Depuis plusieurs années, Edith Maruéjouls, spécialiste en géographie du genre, étudie la façon dont les cours d’école sont aménagées. Si cela peut paraître à première vue une problématique d’enfants, c’est en fait une question bien plus sociétale que ça.
L’espace public est conçu et dominé par les hommes. Il existe des pissotières, mais peu de toilettes fermées, les rues sont parfois mal éclairées et les trottoirs peu larges favorisent le harcèlement de rue. Si de plus en plus de villes françaises et européennes tentent de rendre les espaces publics plus mixtes, pour Édith Maruéjouls, il faudrait commencer par les cours d’école. “La cour de récré traduit la relégation dès l’enfance des femmes à l’intérieur du foyer” justifie la chercheuse.

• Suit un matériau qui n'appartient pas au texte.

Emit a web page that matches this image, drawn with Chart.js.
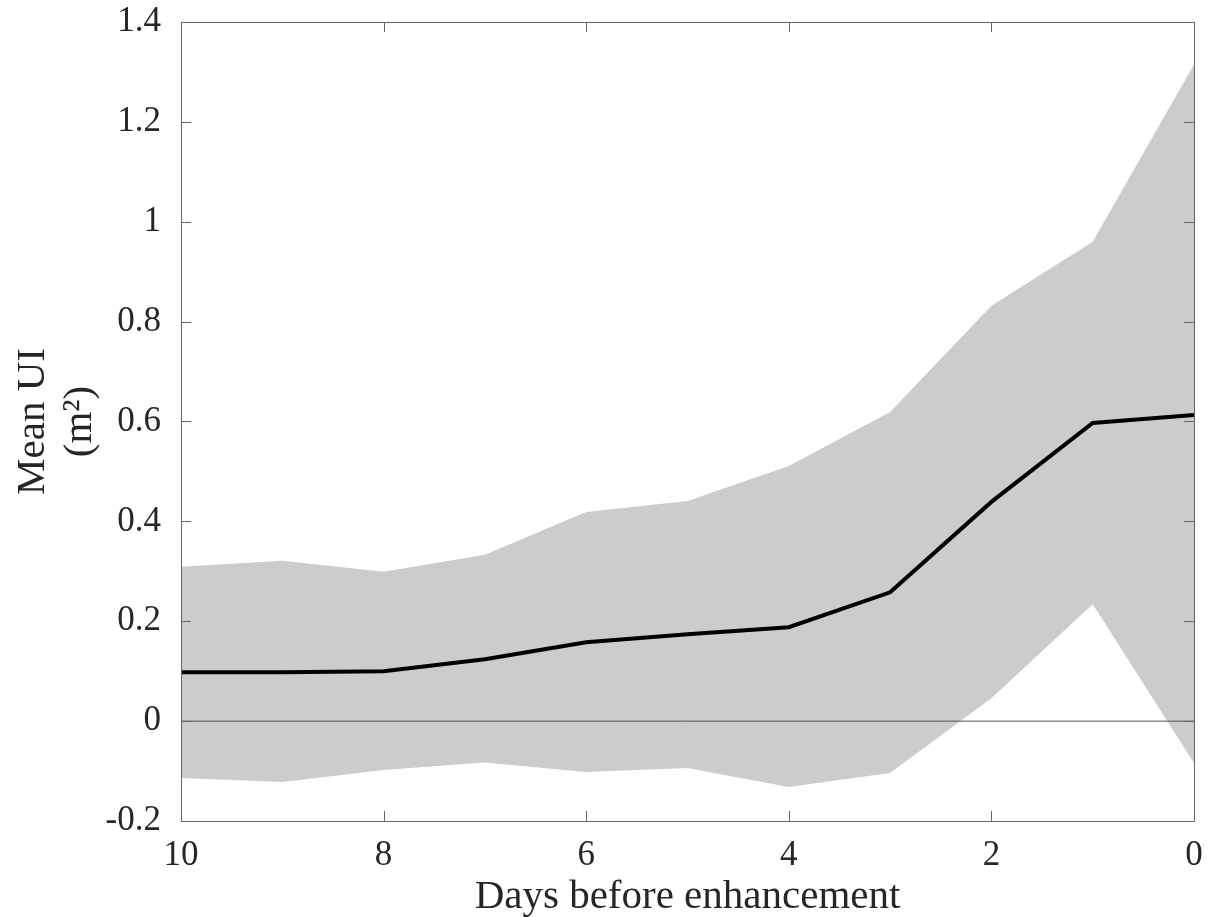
<!DOCTYPE html>
<html>
<head>
<meta charset="utf-8">
<script src="https://cdn.jsdelivr.net/npm/chart.js@4/dist/chart.umd.min.js"></script>
<style>
  html, body { margin: 0; padding: 0; background: #fff; }
  #wrap { width: 1222px; height: 917px; }
</style>
</head>
<body>
<div id="wrap"><canvas id="uiChart" width="1222" height="917"></canvas></div>
<script>
// Dias antes do evento
const days = [10, 9, 8, 7, 6, 5, 4, 3, 2, 1, 0];
const meanUI = [0.098, 0.098, 0.100, 0.124, 0.158, 0.174, 0.188, 0.258, 0.439, 0.597, 0.613];
const upperUI = [0.309, 0.321, 0.299, 0.333, 0.419, 0.441, 0.511, 0.619, 0.832, 0.960, 1.315];
const lowerUI = [-0.114, -0.122, -0.098, -0.083, -0.102, -0.094, -0.132, -0.104, 0.046, 0.234, -0.084];
const zeroLine = [0, 0];
const zeroDays = [10, 0];
const xTicks = [10, 8, 6, 4, 2, 0];
const yTicks = [-0.2, 0, 0.2, 0.4, 0.6, 0.8, 1, 1.2, 1.4];

const axisColor = '#666666';
const textColor = '#262626';
const fontFamily = '"Liberation Serif", "DejaVu Serif", serif';

function toPoints(xs, ys) {
    return xs.map((x, i) => ({ x: x, y: ys[i] }));
}

// Caixa e marcas internas (estilo MATLAB)
const boxPlugin = {
    id: 'boxTicks',
    afterDatasetsDraw(chart) {
        const { ctx, chartArea: a, scales } = chart;
        const len = 10;
        ctx.save();
        ctx.strokeStyle = axisColor;
        ctx.lineWidth = 1;
        ctx.beginPath();
        ctx.rect(a.left + 0.5, a.top + 0.5, a.right - a.left, a.bottom - a.top);
        xTicks.forEach(v => {
            const px = Math.round(scales.x.getPixelForValue(v)) + 0.5;
            ctx.moveTo(px, a.bottom); ctx.lineTo(px, a.bottom - len);
            ctx.moveTo(px, a.top); ctx.lineTo(px, a.top + len);
        });
        yTicks.forEach(v => {
            const py = Math.round(scales.y.getPixelForValue(v)) + 0.5;
            ctx.moveTo(a.left, py); ctx.lineTo(a.left + len, py);
            ctx.moveTo(a.right, py); ctx.lineTo(a.right - len, py);
        });
        ctx.stroke();
        ctx.restore();
    }
};

new Chart(document.getElementById('uiChart'), {
    type: 'line',
    data: {
        datasets: [{
            label: 'Média',
            data: toPoints(days, meanUI),
            borderColor: '#000000',
            borderWidth: 4,
            pointRadius: 0,
            fill: false,
            order: 0
        }, {
            label: 'Zero',
            data: toPoints(zeroDays, zeroLine),
            borderColor: '#555555',
            borderWidth: 1,
            pointRadius: 0,
            fill: false,
            order: 1
        }, {
            label: 'Superior',
            data: toPoints(days, upperUI),
            borderWidth: 0,
            borderColor: 'rgba(0,0,0,0)',
            backgroundColor: '#cccccc',
            pointRadius: 0,
            fill: '+1',
            order: 2
        }, {
            label: 'Inferior',
            data: toPoints(days, lowerUI),
            borderWidth: 0,
            borderColor: 'rgba(0,0,0,0)',
            pointRadius: 0,
            fill: false,
            order: 3
        }]
    },
    options: {
        responsive: false,
        animation: false,
        layout: { padding: { top: 22, right: 28, left: 0, bottom: 0 } },
        plugins: {
            legend: { display: false },
            tooltip: { enabled: false }
        },
        scales: {
            x: {
                type: 'linear',
                reverse: true,
                min: 0,
                max: 10,
                afterBuildTicks: s => { s.ticks = xTicks.map(v => ({ value: v })); },
                afterFit: s => { s.height = 96; s.paddingLeft = 0; s.paddingRight = 0; },
                grid: { display: false },
                border: { display: false },
                ticks: {
                    color: textColor,
                    font: { family: fontFamily, size: 35 },
                    padding: 6,
                    maxRotation: 0
                },
                title: {
                    display: true,
                    text: 'Days before enhancement',
                    color: textColor,
                    font: { family: fontFamily, size: 41, lineHeight: 0.95 },
                    padding: { top: 0, bottom: 0 }
                }
            },
            y: {
                min: -0.2,
                max: 1.4,
                afterBuildTicks: s => { s.ticks = yTicks.map(v => ({ value: v })); },
                afterFit: s => { s.width = 181; s.paddingTop = 0; s.paddingBottom = 0; },
                grid: { display: false },
                border: { display: false },
                ticks: {
                    color: textColor,
                    font: { family: fontFamily, size: 35 },
                    padding: 12,
                    callback: v => String(Math.round(v * 10) / 10)
                },
                title: {
                    display: true,
                    text: ['Mean UI', '(m²)'],
                    color: textColor,
                    font: { family: fontFamily, size: 41, lineHeight: 1.15 },
                    padding: { top: 10, bottom: 0 }
                }
            }
        }
    },
    plugins: [boxPlugin]
});
</script>
</body>
</html>
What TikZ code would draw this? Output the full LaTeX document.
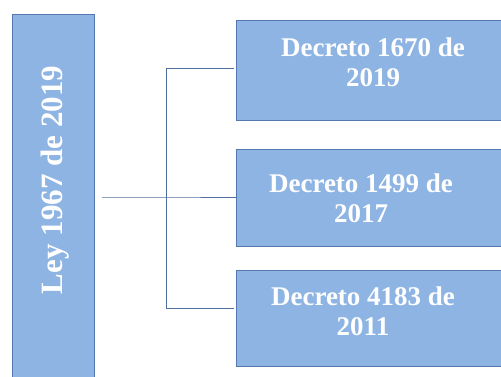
\documentclass[tikz,border=0pt]{standalone}
\usepackage{fontspec}
\setmainfont{Liberation Serif}
\definecolor{boxfill}{HTML}{8EB4E3}
\definecolor{boxedge}{HTML}{5479AE}
\definecolor{linec}{HTML}{4F6F9F}
\begin{document}
\begin{tikzpicture}[x=1pt,y=-1pt,
  box/.style={draw=boxedge,fill=boxfill,line width=1.1pt,inner sep=0pt,rectangle},
  wtext/.style={text=white,font=\bfseries\fontsize{27}{30}\selectfont,inner sep=0pt,align=center},
  conn/.style={draw=linec,line width=0.9pt}]
\useasboundingbox (0,0) rectangle (501,376);
% left box
\node[box,minimum width=82pt,minimum height=374pt,anchor=north west] (ley) at (12,14) {};
\node[text=white,font=\bfseries\fontsize{31}{34}\selectfont,inner sep=0pt,rotate=90,anchor=base] (leyt) at (62.3,180) {Ley 1967 de 2019};
% right boxes
\node[box,minimum width=280pt,minimum height=100pt,anchor=north west] (d1) at (236,20) {};
\node[box,minimum width=280pt,minimum height=97pt,anchor=north west] (d2) at (236,149) {};
\node[box,minimum width=280pt,minimum height=96pt,anchor=north west] (d3) at (236,270) {};
\node[wtext,anchor=base] (t1) at (373,86) {Decreto 1670 de\\2019};
\node[wtext,anchor=base] (t2) at (361,222) {Decreto 1499 de\\2017};
\node[wtext,anchor=base] (t3) at (363,335) {Decreto 4183 de\\2011};
% connectors
\coordinate (start) at (102,197);
\coordinate (top) at (166,68);
\coordinate (bot) at (166,308);
\coordinate (mid) at (166,197);
\coordinate (e1) at (234,68);
\coordinate (e3) at (234,308);
\draw[conn] (start) -- (mid) -- (d2.west |- mid);
\draw[conn] (top) -- (bot);
\draw[conn] (top) -- (e1);
\draw[conn] (bot) -- (e3);
\end{tikzpicture}
\end{document}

Elle a observé des dizaines d’écoles et a discuté avec des centaines d’enfants qui lui ont expliqué la façon dont la cour est utilisée. Le constat est simple : les garçons ont plus d’espace, le plus souvent au centre de la cour tandis que les filles sont reléguées sur les côtés. La cour est réservée aux sports et majoritairement au football, à connotation masculine. Il en va de même avec les équipements installés par les écoles ou les mairies, il s’agit de paniers de basket, de cages de foot tandis que les filles se contentent des bancs. Il reste peu de place pour les jeux calmes et créatifs, loin de la compétition et des mouvements. Ils sont d’ailleurs qualifiés de « petits jeux de filles » par leurs homologues masculins. Édith Maruéjouls incite à réfléchir à de nouveaux aménagements et partage du territoire dès le plus jeune âge.